По дороге в Марод он мне сбивчиво поведал о том, что произошло. Ру, испытывая угрызения совести за свою вспышку в «Миндале» минувшим днем и видя, что дверь дома Арманды открыта, решил зайти и увидел, что старушка сидит в кресле-качалке в полуобморочном состоянии. Ему удалось привести ее в чувство настолько, что она сумела произнести несколько слов. «Лекарство… холодильник…» На холодильнике стояла бутылка бренди. Ру наполнил стакан и влил ей в рот несколько глотков.
— А она взяла… и затихла. И я не смог привести ее в сознание. — Его душило отчаяние. — Потом я вспомнил, что у нее диабет. Наверно, пытаясь помочь, я убил ее.
— Ты ее не убил. — Я запыхалась от бега, в левом боку нещадно кололо. — Она очнется. Ты мне поможешь.
— А если она умрет? Думаешь, мне поверят? — сердито вопрошал он.

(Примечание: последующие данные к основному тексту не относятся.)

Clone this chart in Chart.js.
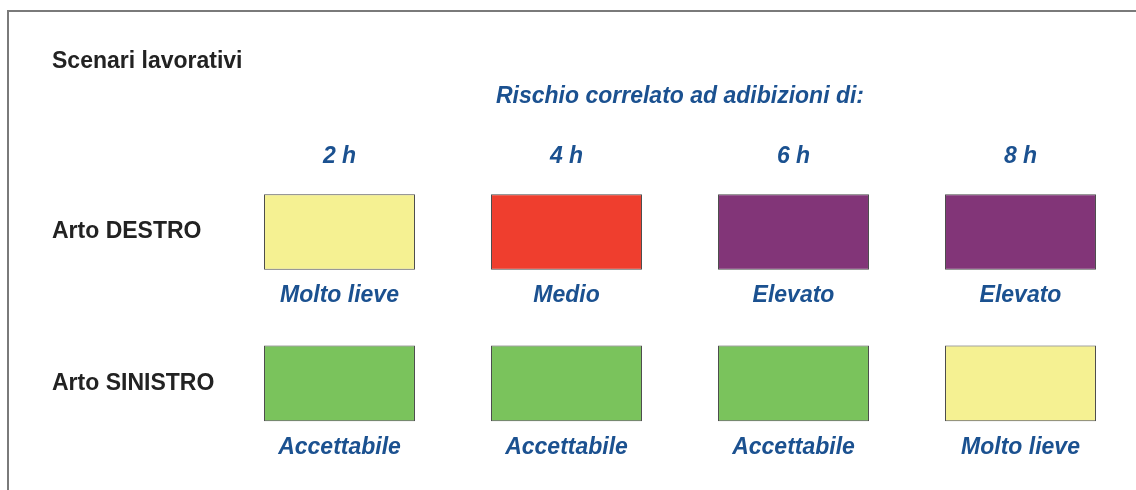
<!DOCTYPE html>
<html lang="it">
<head>
<meta charset="UTF-8">
<title>Scenari lavorativi</title>
<script src="https://cdn.jsdelivr.net/npm/chart.js"></script>
<style>
    html, body { margin: 0; padding: 0; background: #fff; overflow: hidden; }
    #frame { position: absolute; left: 7px; top: 10px; width: 1200px; height: 600px;
             border-top: 2px solid #7a7a7a; border-left: 2px solid #7a7a7a; }
    #wrap { position: absolute; left: 0; top: 0; width: 1136px; height: 490px; }
</style>
</head>
<body>
<div id="frame"></div>
<div id="wrap"><canvas id="riskChart"></canvas></div>

<script>
    const hours = ['2 h', '4 h', '6 h', '8 h'];
    const limbs = ['Arto DESTRO', 'Arto SINISTRO'];
    const rischioDestro = ['Molto lieve', 'Medio', 'Elevato', 'Elevato'];
    const rischioSinistro = ['Accettabile', 'Accettabile', 'Accettabile', 'Molto lieve'];
    const riskColors = {
        'Accettabile': '#7ac35c',
        'Molto lieve': '#f5f192',
        'Medio': '#ef3e2e',
        'Elevato': '#823578'
    };

    const blue = '#1b5190';
    const fontFamily = '"Liberation Sans", Arial, Helvetica, sans-serif';
    Chart.defaults.font.family = fontFamily;

    const risksByLimb = [rischioDestro, rischioSinistro];

    // each limb is one row; every box spans half a row around its index
    const datasets = limbs.map((limb, r) => ({
        label: limb,
        risks: risksByLimb[r],
        data: hours.map(() => [r - 0.25, r + 0.25]),
        backgroundColor: risksByLimb[r].map(k => riskColors[k]),
        borderColor: '#4a4a4a',
        borderWidth: 1,
        borderSkipped: false,
        grouped: false,
        barPercentage: 0.665,
        categoryPercentage: 1
    }));

    const riskLabels = {
        id: 'riskLabels',
        afterDatasetsDraw(chart) {
            const ctx = chart.ctx;
            ctx.save();
            ctx.font = 'italic bold 23px ' + fontFamily;
            ctx.fillStyle = blue;
            ctx.textAlign = 'center';
            ctx.textBaseline = 'middle';
            chart.data.datasets.forEach((ds, d) => {
                chart.getDatasetMeta(d).data.forEach((bar, i) => {
                    const bottom = Math.max(bar.y, bar.base);
                    ctx.fillText(ds.risks[i], bar.x, bottom + 26);
                });
            });
            ctx.restore();
        }
    };

    new Chart(document.getElementById('riskChart'), {
        type: 'bar',
        data: { labels: hours, datasets: datasets },
        plugins: [riskLabels],
        options: {
            responsive: true,
            maintainAspectRatio: false,
            animation: false,
            layout: { padding: { left: 52, right: 2, top: 0, bottom: 10 } },
            plugins: {
                legend: { display: false },
                tooltip: { enabled: false },
                title: {
                    display: true,
                    text: 'Scenari lavorativi',
                    align: 'start',
                    color: '#222',
                    font: { size: 23, weight: 'bold' },
                    padding: { top: 48, bottom: 0 }
                }
            },
            scales: {
                x: {
                    type: 'category',
                    position: 'top',
                    offset: true,
                    grid: { display: false, drawTicks: false },
                    border: { display: false },
                    ticks: { color: blue, padding: 3, font: { size: 23, weight: 'bold', style: 'italic' } },
                    title: {
                        display: true,
                        text: 'Rischio correlato ad adibizioni di:',
                        color: blue,
                        font: { size: 23, weight: 'bold', style: 'italic' },
                        padding: { top: 7, bottom: 0 }
                    },
                    afterFit(scale) { scale.height = 97.5; }
                },
                y: {
                    type: 'linear',
                    reverse: true,
                    min: -0.389,
                    max: 1.593,
                    grid: { display: false, drawTicks: false },
                    border: { display: false },
                    afterBuildTicks(scale) { scale.ticks = limbs.map((_, i) => ({ value: i })); },
                    ticks: {
                        color: '#222',
                        crossAlign: 'far',
                        font: { size: 23, weight: 'bold' },
                        callback: (v) => limbs[v]
                    },
                    afterFit(scale) { scale.width = 174; }
                }
            }
        }
    });
</script>
</body>
</html>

— Не ной. Врача уже вызвали.
Дверь дома Арманды по-прежнему распахнута настежь, в проеме маячит кошка. Изнутри не доносится ни звука. Из болтающейся водосточной трубы с крыши стекает дождевая вода. Ру скользнул по ней оценивающим взглядом профессионала: «Нужно поправить». У входа он помедлил, словно ожидая приглашения.
Арманда лежала на коврике перед камином. Ее лицо блеклого грибного оттенка, губы синие. Слава богу, Ру выбрал для нее правильную позу: одну ее руку сунул ей под голову в качестве подушки, а шею повернул так, чтобы обеспечить полную проходимость дыхательных путей. Она неподвижна, но едва заметное колебание спертого воздуха у ее губ свидетельствует о том, что она дышит. Рядом — сброшенная с ее колен недоконченная вышивка и опрокинутая чашка с выплеснутым кофе, образующим на коврике пятно в форме запятой. Ни дать ни взять, сцена из немого фильма. Ее кожа под моими пальцами холодна, как рыбья чешуя; в прорезях век, тонких, как мокрая гофрированная бумага, виднеется темная радужная оболочка. Черная юбка на ней задралась чуть выше колен, открывая постороннему взору алую оборку. При виде старых больных коленок в черных чулках и яркой шелковой нижней юбки, надетой под невзрачное домашнее платье, меня вдруг пронзила острая жалость к старушке.
— Ну? — рыкнул в волнении Ру.
— Думаю, выживет.
В его глазах — недоверие и подозрительность.
— В холодильнике должен быть инсулин, — сказала я ему. — Наверно, это лекарство она и просила. Быстро давай его сюда.
Свое лекарство — пластмассовую коробочку с шестью ампулами инсулина и одноразовыми шприцами — она хранит вместе с яйцами. На другой полочке коробочка трюфелей с надписью «Небесный миндаль» на крышке. Кроме конфет, продуктов в доме почти нет. Открытая банка сардин, остатки мелко рубленной жареной свинины в жирной бумаге, несколько помидоров. Я ввела ей препарат в вену на руке. Это я умею. Когда состояние матери начало резко ухудшаться в связи с болезнью, которую она пыталась излечить множеством методов нетрадиционной терапии — акупунктурой, гомеопатическими средствами, ясновидением, — мы все чаше стали прибегать к старому испытанному способу — морфию. Покупали его на черном рынке, если не могли достать рецепт. И хотя мать не жаловала наркотики, она была счастлива, когда боль утихала, и, обливаясь потом, жадно смотрела на башни Нью-Йорка, плывущие перед ее глазами, словно мираж. Я приподняла Арманду. Кажется, она легкая, как перышко, голова безвольно болтается. На одной щеке следы румян, отчего лицом она похожа на клоуна. Я зажимаю ее застывшие негнущиеся руки между своими ладонями, растираю суставы, грею пальцы.